Mango éclair
16 éclairs
Choux pastry
125ml water
60g butter
a pinch of salt
130g flour
4 (small) eggs
Filling
125g sour cream, 25% fat content
20g sugar
125g mascarpone
1 ripe mango
Glazing
100g dark chocolate
Do you like this dessert? My Marcel adores it and he has been nagging me to bake it since Egypt (we used to eat a lot of mangoes there). There are times in a year when he only wishes to eat ’éclair’ (he’s already bought a mango for the next batch). I found my Mom’s recipe for the shells and I’ll prepare it with a modern twist i.e. the filling.

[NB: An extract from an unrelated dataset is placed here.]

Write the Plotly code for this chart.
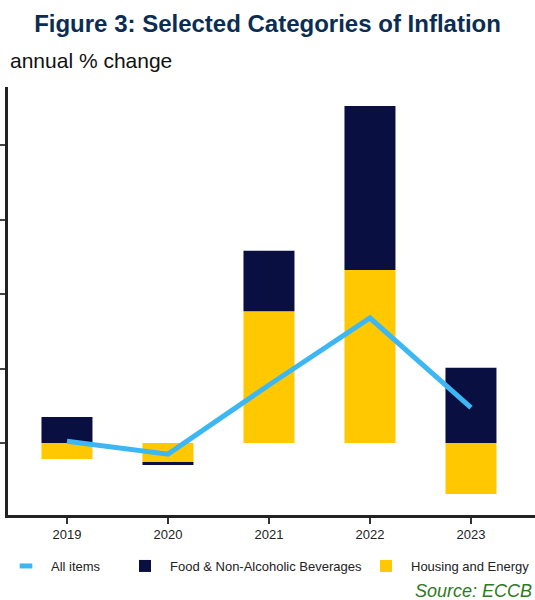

At least 5-6 hours before baking
the shells, make the mango filling. Beat the cream with the sugar in a bowl and
the mascarpone in another bowl. Blend the mango, mix the mascarpone into the
cream, stirring gently, with a wooden spoon. Add the mango purée and place the
bowl into the fridge.
To make the shells, add the water, the butter, and the salt into a pan and place it on low heat. When the mixture boils, add the flour at once, stirring fast with a wooden spoon. Turn off the heat and let the dough cool. Add the eggs one by one, stirring continuously. Don’t add an egg until the one before was fully incorporated.
Half-fill a pastry bag with a 1-cm nozzle (I use a cup to make my life easier) and – on a baking tray lined with parchment paper – pipe out 10-cm long bars, a finger thick. Leave a 3-cm space between the bars.
Bake the shells in the preheated oven, at 190°C, for the first 20 minutes, and then at 170°C, with the oven’s door slightly open, for 20 minutes more.
Take them out of the oven, place them on a rack (I also placed aluminium foil underneath the rack).
When the shells cool, by using a pastry bag nozzle, make three holes on the back of the shells and start filling. [it was a bit difficult given the fibrous texture of the mango] I usually fill all the shells once, I leave the cream set, and then I fill them one more time.
In this case, I decided to glaze half of the éclairs with chocolate and I placed the rest of the éclairs in the fridge.
Melt half of the chocolate on a steam bath and then turn off the heat and add the remaining chocolate, stirring until it looks silky. Pour it over the éclairs and let it cool.
They are great for breakfast or munched with friends.